To this day, I believe debating can be an incredible force for social mobility and personal development. Organisations like DebateMate do fantastic work to build public speaking skills in students from underprivileged backgrounds. Taking part in tournaments was how I got to know people from other schools and countries, how I learned about applying to Oxbridge, how I prepared for the linguistic manoeuvres and analytical rigour that are now central to my English degree. In many ways, I doubt I’d be at Cambridge if it weren’t for competitive debate. 

By 16 years old, I was among the most prominent competitive debaters in London, winning rounds against teams from top private schools and coaching students from comprehensives.  By 18, I had quit.

The more success I gained as a debater, the more disillusioned and disheartened I became with debating. Gone were the days of good sportsmanship and nuanced arguments from a diverse range of students. By the time I was sitting in that ornate assembly hall, I realised I had now entered a private school boy’s world: a world that seemed overtly hostile to people who looked and thought and spoke like me.

No one likes to talk about the privileges enjoyed by many students that routinely win debating competitions. Tournaments have rules, structures, and covert quotas by which debaters are closely judged. Most private schools hire debating coaches that perfect a student’s ability to deliver a winning speech: they are prepped to know every buzzword, every rhetorical trick, every strategy that puts them at an advantage.  If you sat in on a debate round, you’d quickly identify which competitors are from a privileged background, because you’d notice that they all debate the exact same way.

Over the years, I felt increasingly demoralised by the culture of formal debating.  There was a feigned carelessness, particularly when discussing some of the most pressing and harrowing topics of our time, that was both expected and praised. The problem was that the issues being discussed – sexual violence, misogyny, wealth inequality – weren’t so distant for some of us in the room. Students barely acknowledged the tragic depth of news reports about famine or conflict; they were just another example to put in the speech repertoire.

In British Parliamentary debate, you are assigned your position. Even if you personally disagree with your side, you must argue for it.  It got quite tedious to repeatedly deliver speeches about how public service cuts are good for reducing welfare dependency ­– a stomach-turning ordeal for someone with loved ones living below the poverty line. 

I quickly learned to strike a fine, fragile balance between concern and coldness. My male peers received praise for being aloof and blunt when discussing sensitive issues; female competitors were considered remote and cruel if we did the same. After all, for men, people will focus on what you say.  For women, what always matters more is how we say things. 

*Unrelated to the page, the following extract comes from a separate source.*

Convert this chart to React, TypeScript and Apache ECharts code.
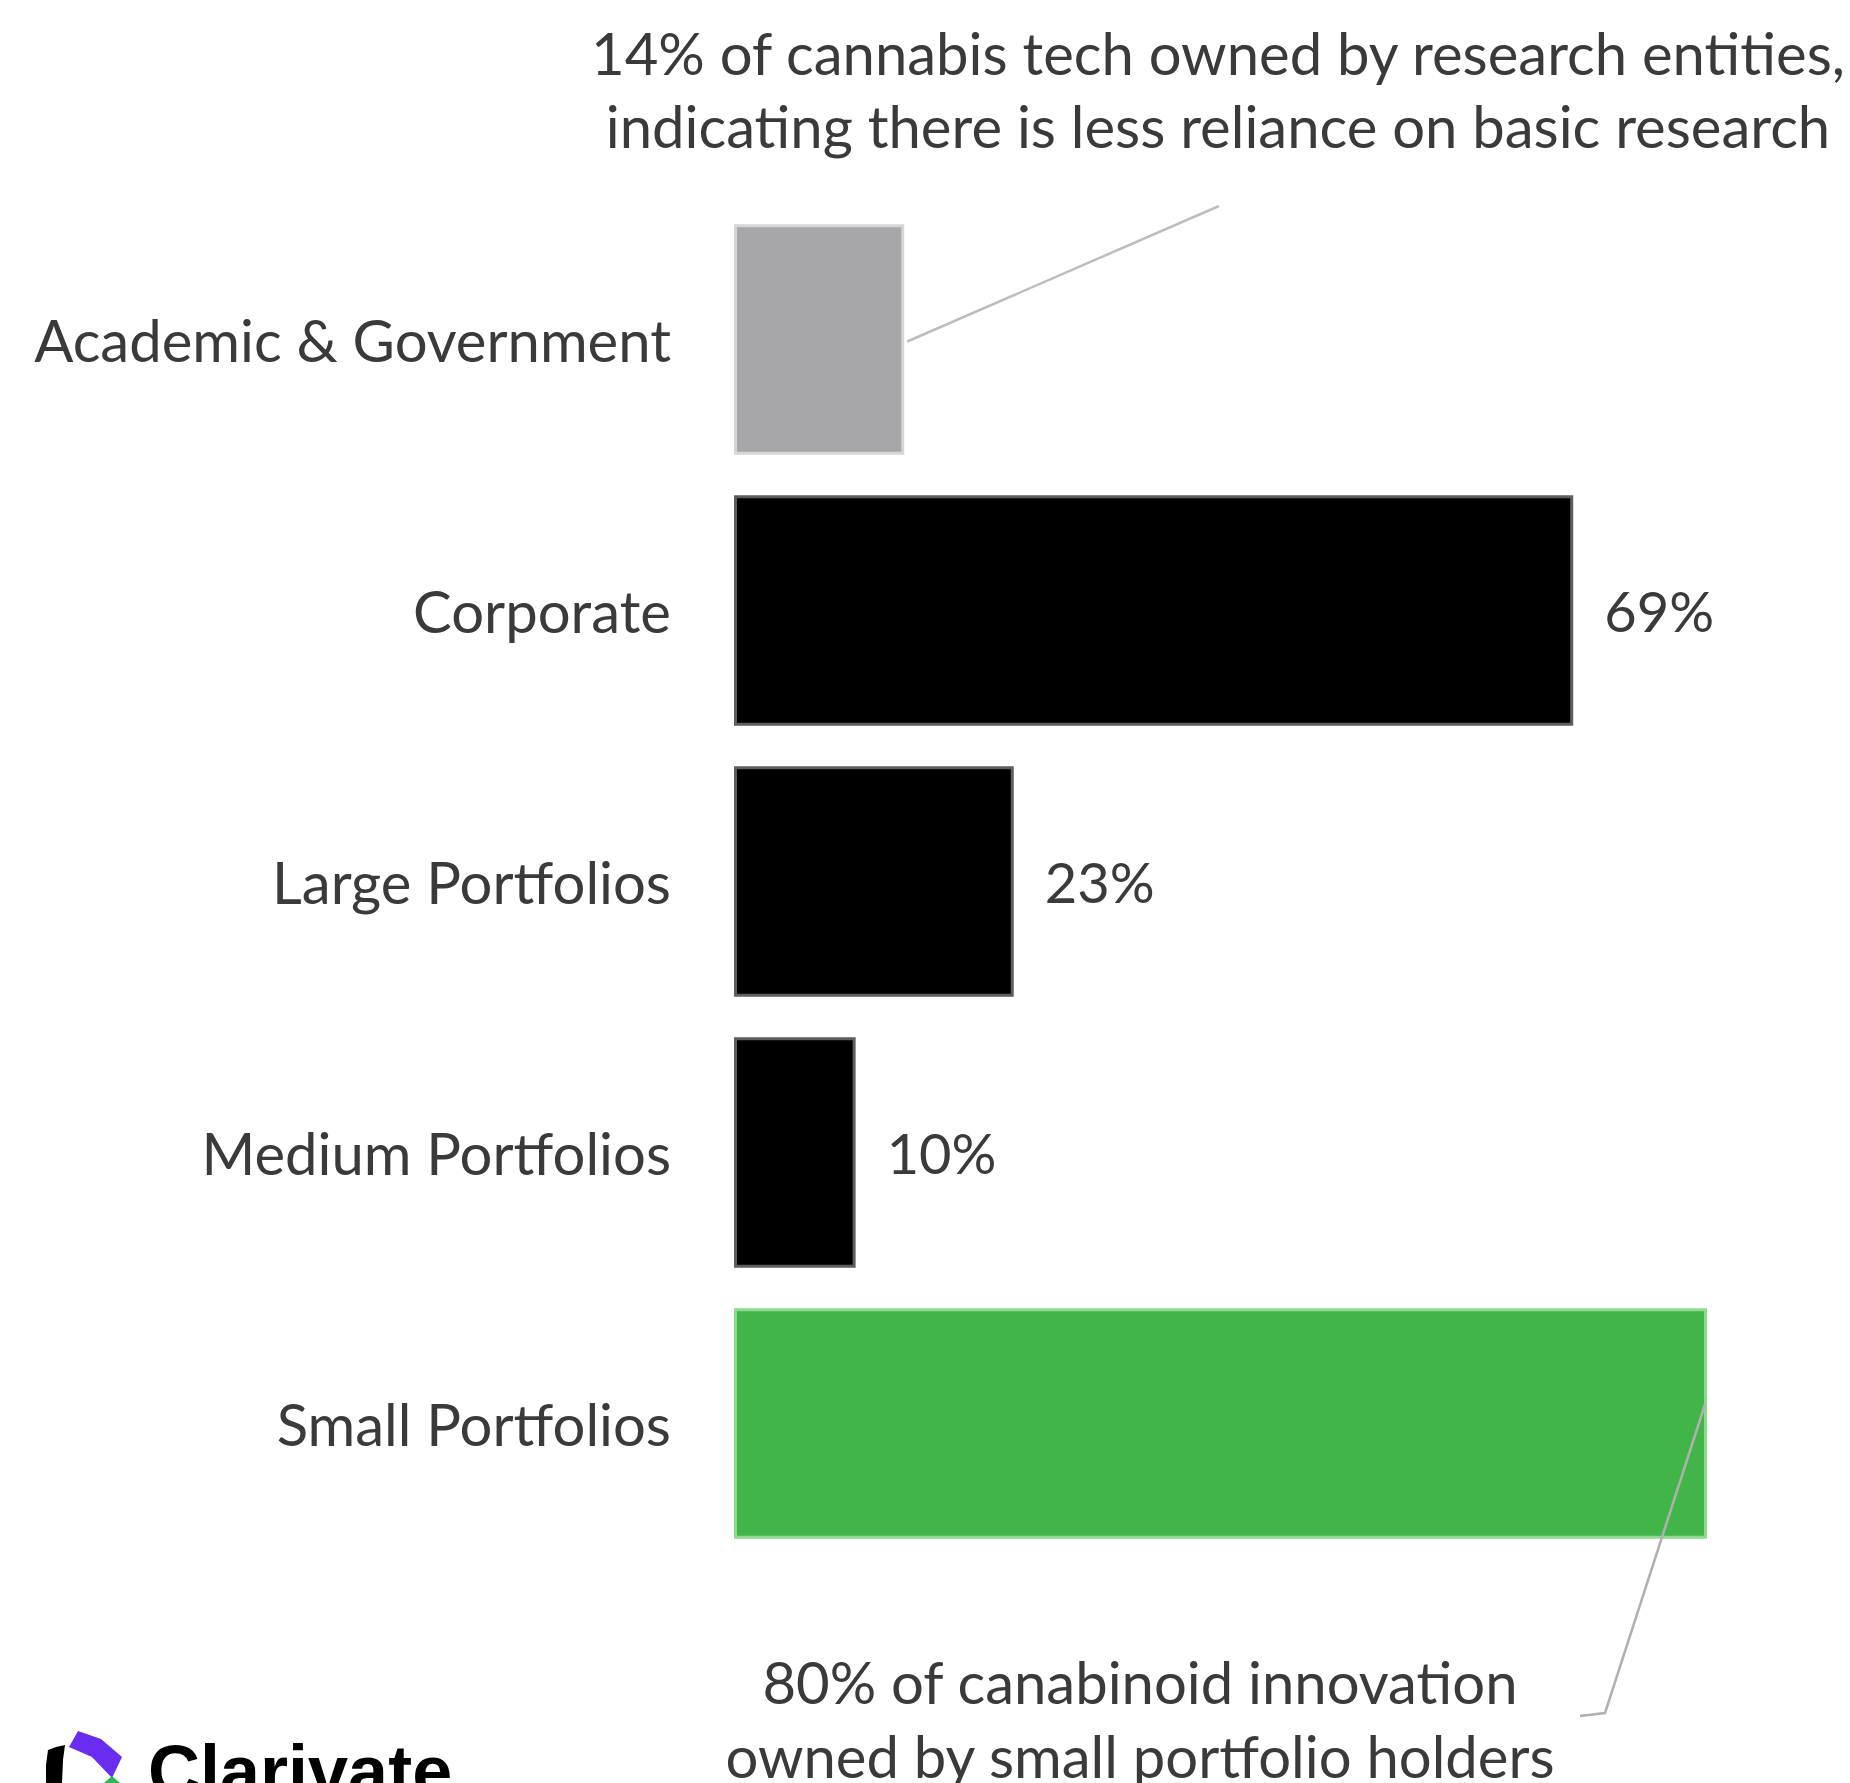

An example that springs to mind is when an opponent referred to me as ‘hysterical’. It wasn’t a coincidence that I was the only girl competing in that round.  ‘Hysterical’ has a long, damaging history of being used to dismiss women who speak their minds: the word itself comes from the Latin ‘hystericus’, meaning ‘the womb’. During my speech, the opposing teams would interrupt me or mutter their disagreements, with the intent to knock my confidence. The judge did nothing to intervene; I knew I just had to brush it off.

To become a successful debater, I developed a keen consciousness for how others perceived me. I began to associate my mannerisms and voice with the comments of blunt judges: controlled and robotic, lacking control, monotonous, high-pitched, too cold, too fiery, too bleeding-heart-sincere, not sincere enough. 

When I first started debating, delivering a good speech felt like watching a bird fly. There was a glamour and ingenuity to the spontaneous passion of it all. But rigorously unpicking and manipulating the mechanics of speech felt like tearing apart the bird's wings and leaving them on a dissecting table. I finally understood the beauty of oration: yet in doing so, I'd lost it.

"a lack of accountability in debating chambers will impact how much these debaters value integrity once they graduate"

But why is this even important? Who cares if some rich kids are dominating an insignificant extracurricular, a pastime that is practically obsolete past university? The answer lies in the real-life, political implications of the structural problems in formal debate: the infamous pipeline of the privately educated debater, to Cambridge or Oxford Union member, to Westminster politician.

Public speaking societies like the Union foster the next generation of leaders. It’s no surprise, therefore, that a lack of accountability in debating chambers will impact how much these debaters value integrity once they graduate. These days, I seem to notice the effects of poor debating practice everywhere: the Prime Minister’s blustering remarks aren’t far removed from the jabs and deflections of the schoolboy debaters I faced. 


Mountain View

This House believes it is the centre of the universe

So, when I passed by the Cambridge Union table at the Freshers’ Fair, I didn’t even look twice.  I’ve come to accept that debating – in its current state, and perhaps in its very nature – is deeply ineffective and flawed. 

Finally, I feel I can move on from debating: it's served its purpose in my life. Solving our most urgent problems today desperately requires greater empathy and understanding.  Most importantly, we need far less of the kind of insidious political posturing seen and encouraged in formal debates.